Al declararse nula la elección del papa romano Urbano VI, aquellos cardenales eligieron papa en Avignon a Clemente VII. Se dividió el pastoreo y la obediencia en la Cristiandad; Vicente siempre reconoció, obedeció y defendió al papa de Avignon. Ayudó al cardenal Pedro de Luna para atraer a la obediencia al papa francés los cuatro reinos de España –al rey Pedro el Ceremonioso de Aragón escribió De moderno ecclesiae schismate–. Cuando fue elegido papa el español Pedro de Luna con el nombre de Benedicto XIII, fue además su consejero. Es en esta época precisamente cuando tiene una visión en la que se le manda desde el Cielo que se dedique a predicar el Evangelio y no lo dudó un instante a pesar de la resistencia de Benedicto XIII a dejarle marchar. Para poner fin al Cisma contra el que peleó siempre, y para poner freno al desmoronamiento vertiginoso de la desgarrada Iglesia consiguió obtener la promesa de renuncia a la sede del papa español, e influyó en el sínodo de Constanza (1417) que eligió a Martín V, al que prestó obediencia toda la Cristiandad.
Este es el período de sus grandes predicaciones por Francia, España, Italia, Suiza, Alemania y quizá también por Bélgica. Con su sabiduría y elocuencia abrasa e ilumina las cabezas de sus oyentes. Los templos resultan excesivamente pequeños para abarrotarse con la gente que quiere escucharle; hay que recurrir a las plazas, porque el auditorio se cuenta por miles.
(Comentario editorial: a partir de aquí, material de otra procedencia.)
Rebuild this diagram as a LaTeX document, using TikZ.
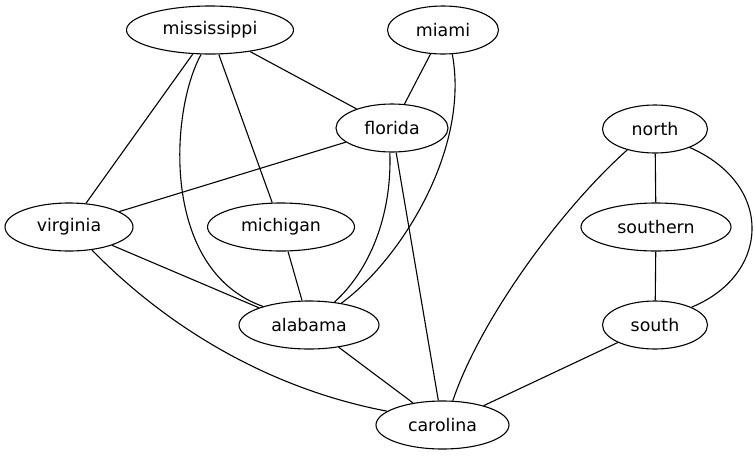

Aquí se arreglaron muchas enemistades, se solucionaron bastantes pleitos, se concedieron perdones y se necesitaba una buena fila de confesores después de sus sermones –que podían durar de dos a seis horas– para que pudieran ser oídas las confesiones de los que solicitaban la misericordia de Dios por sus pecados. Vicente llevaba a Dios ayudado por el profundo dominio de la Sagrada Escritura, por sus conocimientos patrísticos y jurídicos; pero la Cofradía de los flagelantes que fundó para que hiciera penitencia con disciplinas públicas hasta el derramamiento de sangre, ayudaba a mover a la conversión a los que disfrutaban de piel más dura y resistían también más a la gracia.
Y los éxitos apostólicos entre cristianos, judíos y moros no venían solo porque tuviera una vivísima fuerza expresiva, ni porque, además, poseyera los dones de profecía y el de lenguas, sino porque hablaba con convicción, y porque dormía cinco horas diarias en un jergón de paja o sobre un manojo de sarmientos.
Murió el 5 de abril de 1419, en Vannes. Y si los milagros realizados en vida fueron muchos, más cuenta el número de los realizados después de su muerte.
Vicente intervino en el 1412 en el compromiso de Caspe para dar solución el problema de la sucesión de la Corona de Aragón y elegir al infante Don Fernando de Castilla. En esto no estuvo tan acertado; después de esta resolución, que indudablemente fue con la mejor de las intenciones, se suscitaron toda clase de tensiones y odios.
¿No hubiera sido mejor no haberse metido en política?